One must keep in mind the fundamental precept of capitalism that so many minimum wage naysayers argue they are protecting: the virtue of competition. In this economy, if a business raised prices to offset labor costs, a competing business could and would refrain from doing so, thus stimulating demand for their product and forcing prices back down.

The ripple effect

Often in the debate over raising the minimum wage the interlocutors get lost on individual, idiosyncratic examples. Businessman X would likely have to raise prices. Worker Y would still live in poverty and so on. But we are really interested in the broader, macro effects of such a policy change, especially on housing markets.

Some argue that even if the federal minimum wage were raised to the President’s target of $10.10 an hour, it wouldn’t be enough to create homeowners. But this assumes that only those earning exactly the Federal minimum wage would get a raise.

The Brookings Institution found this isn’t the case. Rather, their studies show raising the minimum wage positively affects millions more workers than those currently making bottom dollar. In fact, very few workers in the U.S. earn exactly the minimum — only 2.6%. Most low-wage workers earn up to 150% of the federal minimum. These workers comprise a significant 29.4% of the labor force.

In the 32 states that use the federal minimum wage standard (including California), 3.7 million workers earned either the minimum or less in 2012. 15.2 million, however, earned within 150% of the minimum.
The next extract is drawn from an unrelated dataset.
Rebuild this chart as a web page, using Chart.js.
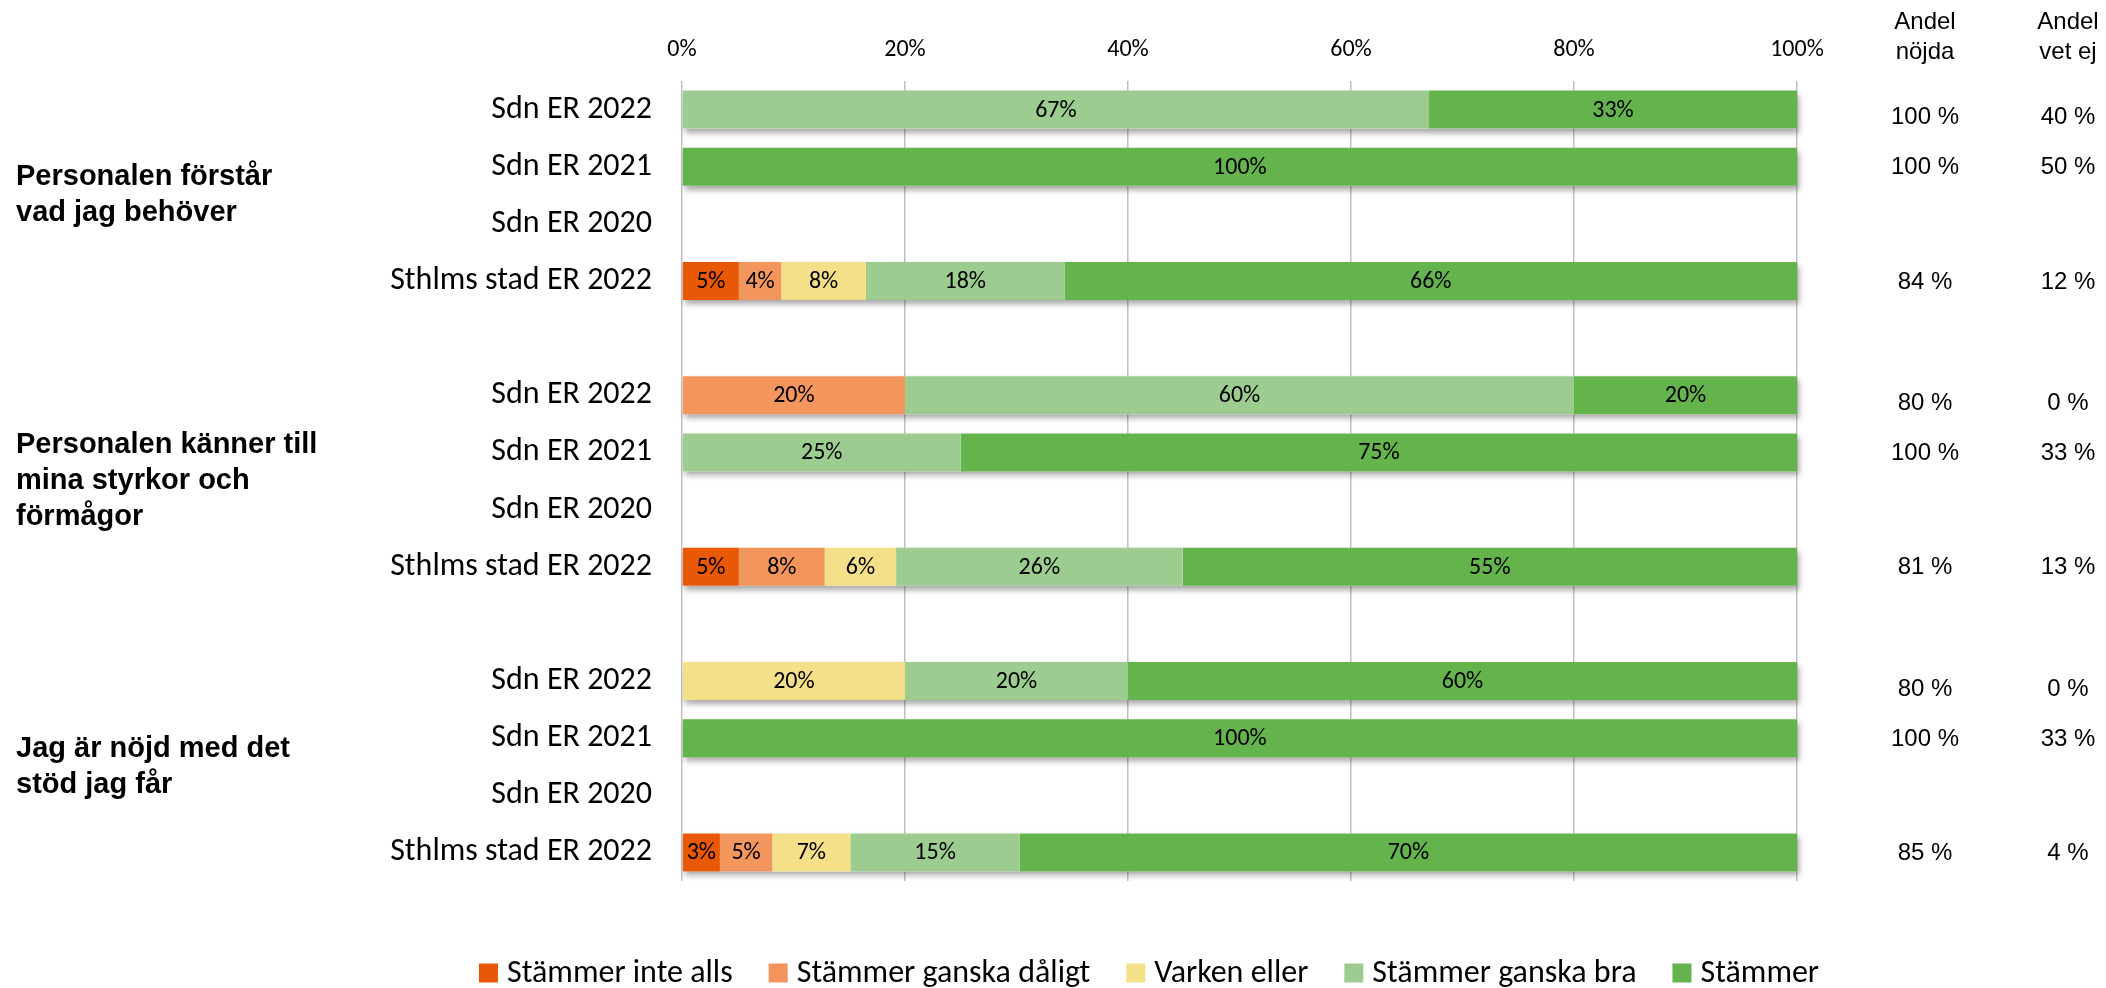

Thus, if the minimum wage were increased, Brookings estimates 18.9 million workers would get a significant raise.

In California, 4.6 million workers — almost a quarter of the California labor force — would get a wage increase.

So will it increase homebuyer demand or not?

Yes.

Giving a few dollars an hour more to our lowest income workers will not have an immediate effect on their ability (read: demand) to buy a home. Buying a home in the Golden State is no easy financial feat — as is clear by the falling California homeownership rate.

In fact, it is only becoming more difficult. During the boom, homeownership soared due to the proliferation of subprime loans. In other words, the poor bought homes on credit they were unable to pay back.

Since then we’ve gone through a monumental market correction, both the “naturally” occurring kind and the government-enforced variety. The foreclosure tsunami is all but over and distressed property sales in general have leveled out. Qualified mortgage (QM) and ability-to-repay (ATR) rules are now the gold standard for mortgage lending, ensuring another subprime crisis shan’t happen again (fingers crossed).

So now we’ve got to get to work on the bedrock of creating real, sustainable homebuyer demand — well paying jobs. We’ve seen the result of the vicious cycle of under- and unemployment on the California housing market. That cycle can work in reverse. An excellent first step to turn it around is to raise the minimum wage — a tide that will raise all boats bringing everyone a little closer to the possibility of homeownership.